* [Problem to work on]
Would you write out the listing verbatim and skip every picture in it?

--- BEGIN Information supplied ---

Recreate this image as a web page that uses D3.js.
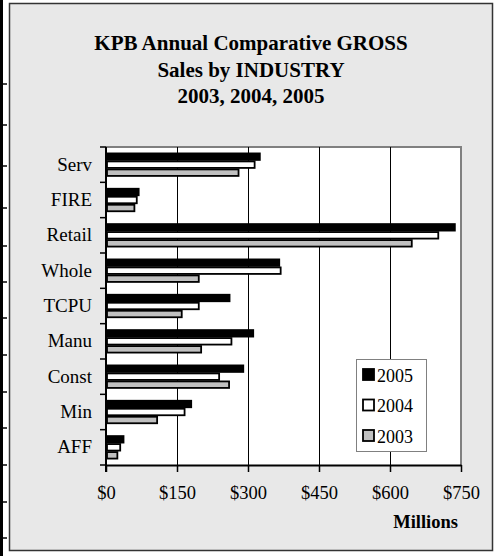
<!DOCTYPE html>
<html>
<head>
<meta charset="utf-8">
<script src="https://cdn.jsdelivr.net/npm/d3@7"></script>
<style>
  body { margin: 0; background: #fff; }
  svg text { font-family: "Liberation Serif", "Times New Roman", serif; fill: #000; }
</style>
</head>
<body>
<div id="app"></div>
<script>
const categories = ['Serv', 'FIRE', 'Retail', 'Whole', 'TCPU', 'Manu', 'Const', 'Min', 'AFF']
const years = ['2005', '2004', '2003']
const sales2005 = [325, 69, 737, 366, 261, 311, 290, 180, 37]
const sales2004 = [314, 65, 702, 369, 196, 265, 239, 166, 30]
const sales2003 = [280, 60, 646, 196, 160, 201, 260, 108, 24]
const xTicks = [0, 150, 300, 450, 600, 750]
const titleLines = ['KPB Annual Comparative GROSS', 'Sales by INDUSTRY', '2003, 2004, 2005']
const edgeTicks = [84, 125, 166, 208, 246, 282, 318, 355, 392, 428, 465, 502, 538]

const series = {'2005': sales2005, '2004': sales2004, '2003': sales2003}
const fills = {'2005': '#000', '2004': '#fff', '2003': '#c0c0c0'}

const width = 498, height = 556
const plot = {left: 106, right: 461, top: 147, bottom: 465}
const serif = '"Liberation Serif", "Times New Roman", serif'

const svg = d3.select('#app').append('svg')
    .attr('width', width)
    .attr('height', height)
    .attr('font-family', serif)

// page edge strip on the left
svg.append('rect').attr('x', 0).attr('y', 0).attr('width', 3).attr('height', height).attr('fill', '#000')
svg.selectAll('.edge-tick')
    .data(edgeTicks).enter()
    .append('line')
    .attr('x1', 0).attr('x2', 7)
    .attr('y1', d => d).attr('y2', d => d)
    .attr('stroke', '#000').attr('stroke-width', 1.5)

// chart frame
svg.append('rect')
    .attr('x', 9.5).attr('y', 3.5).attr('width', 483).attr('height', 547)
    .attr('fill', '#e8e8e8').attr('stroke', '#333').attr('stroke-width', 1.5)

svg.append('g').selectAll('text')
    .data(titleLines).enter()
    .append('text')
    .attr('x', 251)
    .attr('y', (d, i) => 50 + i * 26.5)
    .attr('text-anchor', 'middle')
    .style('font-size', '21px')
    .style('font-weight', 'bold')
    .text(d => d)

const x = d3.scaleLinear().domain([0, 750]).range([plot.left, plot.right])
const y = d3.scaleBand().domain(categories).range([plot.top, plot.bottom])
const groupH = 24
const yInner = d3.scaleBand().domain(years).range([0, groupH])

// plot area
svg.append('rect')
    .attr('x', plot.left).attr('y', plot.top)
    .attr('width', plot.right - plot.left).attr('height', plot.bottom - plot.top)
    .attr('fill', '#fff')
svg.append('path')
    .attr('d', `M${plot.left},${plot.top}H${plot.right}V${plot.bottom}`)
    .attr('fill', 'none').attr('stroke', '#808080').attr('stroke-width', 2)

// gridlines
svg.selectAll('.grid')
    .data(xTicks.slice(1, -1)).enter()
    .append('line')
    .attr('x1', d => x(d) + 0.5).attr('x2', d => x(d) + 0.5)
    .attr('y1', plot.top).attr('y2', plot.bottom)
    .attr('stroke', '#000').attr('stroke-width', 1)

// bars
const rows = categories.map((c, i) => ({cat: c, values: years.map(yr => ({year: yr, value: series[yr][i]}))}))
const groups = svg.selectAll('.cat')
    .data(rows).enter()
    .append('g')
    .attr('transform', d => `translate(0,${y(d.cat) + (y.bandwidth() - groupH) / 2})`)
groups.selectAll('rect')
    .data(d => d.values).enter()
    .append('rect')
    .attr('x', x(0) + 1)
    .attr('y', d => yInner(d.year) + 0.75)
    .attr('width', d => x(d.value) - x(0) - 1)
    .attr('height', yInner.bandwidth() - 1.5)
    .attr('fill', d => fills[d.year])
    .attr('stroke', '#000')
    .attr('stroke-width', 1.8)

// x axis
const xAxis = svg.append('g')
    .attr('transform', `translate(0,${plot.bottom})`)
    .call(d3.axisBottom(x).tickValues(xTicks).tickFormat(d => '$' + d).tickSizeInner(7).tickSizeOuter(0))
    .attr('font-family', serif)
xAxis.select('.domain').attr('stroke', '#000').attr('stroke-width', 2)
xAxis.selectAll('.tick line').attr('stroke', '#000').attr('stroke-width', 1.5)
xAxis.selectAll('.tick text')
    .attr('y', 34).attr('dy', 0)
    .style('font-size', '18.5px')
    .attr('fill', '#000')

// y axis
const yAxis = svg.append('g')
    .attr('transform', `translate(${plot.left},0)`)
    .call(d3.axisLeft(y).tickSize(0).tickPadding(14))
    .attr('font-family', serif)
yAxis.select('.domain').attr('stroke', '#000').attr('stroke-width', 2)
    .attr('d', `M0,${plot.top}V${plot.bottom + 7}`)
yAxis.selectAll('.tick text')
    .style('font-size', '19px')
    .attr('fill', '#000')
svg.selectAll('.ytick')
    .data(categories.map(c => y(c)).concat([plot.bottom])).enter()
    .append('line')
    .attr('x1', plot.left - 6).attr('x2', plot.left)
    .attr('y1', d => d).attr('y2', d => d)
    .attr('stroke', '#000').attr('stroke-width', 1.5)

svg.append('text')
    .attr('x', 458).attr('y', 528)
    .attr('text-anchor', 'end')
    .style('font-size', '18.5px')
    .style('font-weight', 'bold')
    .text('Millions')

// legend
const legend = svg.append('g').attr('transform', 'translate(356,359)')
legend.append('rect')
    .attr('x', 0.5).attr('y', 0.5).attr('width', 70).attr('height', 92)
    .attr('fill', '#fff').attr('stroke', '#808080').attr('stroke-width', 1)
const items = legend.selectAll('.item')
    .data(years).enter()
    .append('g')
    .attr('transform', (d, i) => `translate(0,${16 + i * 30.5})`)
items.append('rect')
    .attr('x', 7).attr('y', -6).attr('width', 11).attr('height', 11)
    .attr('fill', d => fills[d]).attr('stroke', '#000').attr('stroke-width', 1.8)
items.append('text')
    .attr('x', 21).attr('y', 6.5)
    .style('font-size', '18px')
    .text(d => d)
</script>
</body>
</html>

--- END Information supplied ---

* [Correct answer]
Recreate this image as a web page that uses D3.js.
<!DOCTYPE html>
<html>
<head>
<meta charset="utf-8">
<script src="https://cdn.jsdelivr.net/npm/d3@7"></script>
<style>
  body { margin: 0; background: #fff; }
  svg text { font-family: "Liberation Serif", "Times New Roman", serif; fill: #000; }
</style>
</head>
<body>
<div id="app"></div>
<script>
const categories = ['Serv', 'FIRE', 'Retail', 'Whole', 'TCPU', 'Manu', 'Const', 'Min', 'AFF']
const years = ['2005', '2004', '2003']
const sales2005 = [325, 69, 737, 366, 261, 311, 290, 180, 37]
const sales2004 = [314, 65, 702, 369, 196, 265, 239, 166, 30]
const sales2003 = [280, 60, 646, 196, 160, 201, 260, 108, 24]
const xTicks = [0, 150, 300, 450, 600, 750]
const titleLines = ['KPB Annual Comparative GROSS', 'Sales by INDUSTRY', '2003, 2004, 2005']
const edgeTicks = [84, 125, 166, 208, 246, 282, 318, 355, 392, 428, 465, 502, 538]

const series = {'2005': sales2005, '2004': sales2004, '2003': sales2003}
const fills = {'2005': '#000', '2004': '#fff', '2003': '#c0c0c0'}

const width = 498, height = 556
const plot = {left: 106, right: 461, top: 147, bottom: 465}
const serif = '"Liberation Serif", "Times New Roman", serif'

const svg = d3.select('#app').append('svg')
    .attr('width', width)
    .attr('height', height)
    .attr('font-family', serif)

// page edge strip on the left
svg.append('rect').attr('x', 0).attr('y', 0).attr('width', 3).attr('height', height).attr('fill', '#000')
svg.selectAll('.edge-tick')
    .data(edgeTicks).enter()
    .append('line')
    .attr('x1', 0).attr('x2', 7)
    .attr('y1', d => d).attr('y2', d => d)
    .attr('stroke', '#000').attr('stroke-width', 1.5)

// chart frame
svg.append('rect')
    .attr('x', 9.5).attr('y', 3.5).attr('width', 483).attr('height', 547)
    .attr('fill', '#e8e8e8').attr('stroke', '#333').attr('stroke-width', 1.5)

svg.append('g').selectAll('text')
    .data(titleLines).enter()
    .append('text')
    .attr('x', 251)
    .attr('y', (d, i) => 50 + i * 26.5)
    .attr('text-anchor', 'middle')
    .style('font-size', '21px')
    .style('font-weight', 'bold')
    .text(d => d)

const x = d3.scaleLinear().domain([0, 750]).range([plot.left, plot.right])
const y = d3.scaleBand().domain(categories).range([plot.top, plot.bottom])
const groupH = 24
const yInner = d3.scaleBand().domain(years).range([0, groupH])

// plot area
svg.append('rect')
    .attr('x', plot.left).attr('y', plot.top)
    .attr('width', plot.right - plot.left).attr('height', plot.bottom - plot.top)
    .attr('fill', '#fff')
svg.append('path')
    .attr('d', `M${plot.left},${plot.top}H${plot.right}V${plot.bottom}`)
    .attr('fill', 'none').attr('stroke', '#808080').attr('stroke-width', 2)

// gridlines
svg.selectAll('.grid')
    .data(xTicks.slice(1, -1)).enter()
    .append('line')
    .attr('x1', d => x(d) + 0.5).attr('x2', d => x(d) + 0.5)
    .attr('y1', plot.top).attr('y2', plot.bottom)
    .attr('stroke', '#000').attr('stroke-width', 1)

// bars
const rows = categories.map((c, i) => ({cat: c, values: years.map(yr => ({year: yr, value: series[yr][i]}))}))
const groups = svg.selectAll('.cat')
    .data(rows).enter()
    .append('g')
    .attr('transform', d => `translate(0,${y(d.cat) + (y.bandwidth() - groupH) / 2})`)
groups.selectAll('rect')
    .data(d => d.values).enter()
    .append('rect')
    .attr('x', x(0) + 1)
    .attr('y', d => yInner(d.year) + 0.75)
    .attr('width', d => x(d.value) - x(0) - 1)
    .attr('height', yInner.bandwidth() - 1.5)
    .attr('fill', d => fills[d.year])
    .attr('stroke', '#000')
    .attr('stroke-width', 1.8)

// x axis
const xAxis = svg.append('g')
    .attr('transform', `translate(0,${plot.bottom})`)
    .call(d3.axisBottom(x).tickValues(xTicks).tickFormat(d => '$' + d).tickSizeInner(7).tickSizeOuter(0))
    .attr('font-family', serif)
xAxis.select('.domain').attr('stroke', '#000').attr('stroke-width', 2)
xAxis.selectAll('.tick line').attr('stroke', '#000').attr('stroke-width', 1.5)
xAxis.selectAll('.tick text')
    .attr('y', 34).attr('dy', 0)
    .style('font-size', '18.5px')
    .attr('fill', '#000')

// y axis
const yAxis = svg.append('g')
    .attr('transform', `translate(${plot.left},0)`)
    .call(d3.axisLeft(y).tickSize(0).tickPadding(14))
    .attr('font-family', serif)
yAxis.select('.domain').attr('stroke', '#000').attr('stroke-width', 2)
    .attr('d', `M0,${plot.top}V${plot.bottom + 7}`)
yAxis.selectAll('.tick text')
    .style('font-size', '19px')
    .attr('fill', '#000')
svg.selectAll('.ytick')
    .data(categories.map(c => y(c)).concat([plot.bottom])).enter()
    .append('line')
    .attr('x1', plot.left - 6).attr('x2', plot.left)
    .attr('y1', d => d).attr('y2', d => d)
    .attr('stroke', '#000').attr('stroke-width', 1.5)

svg.append('text')
    .attr('x', 458).attr('y', 528)
    .attr('text-anchor', 'end')
    .style('font-size', '18.5px')
    .style('font-weight', 'bold')
    .text('Millions')

// legend
const legend = svg.append('g').attr('transform', 'translate(356,359)')
legend.append('rect')
    .attr('x', 0.5).attr('y', 0.5).attr('width', 70).attr('height', 92)
    .attr('fill', '#fff').attr('stroke', '#808080').attr('stroke-width', 1)
const items = legend.selectAll('.item')
    .data(years).enter()
    .append('g')
    .attr('transform', (d, i) => `translate(0,${16 + i * 30.5})`)
items.append('rect')
    .attr('x', 7).attr('y', -6).attr('width', 11).attr('height', 11)
    .attr('fill', d => fills[d]).attr('stroke', '#000').attr('stroke-width', 1.8)
items.append('text')
    .attr('x', 21).attr('y', 6.5)
    .style('font-size', '18px')
    .text(d => d)
</script>
</body>
</html>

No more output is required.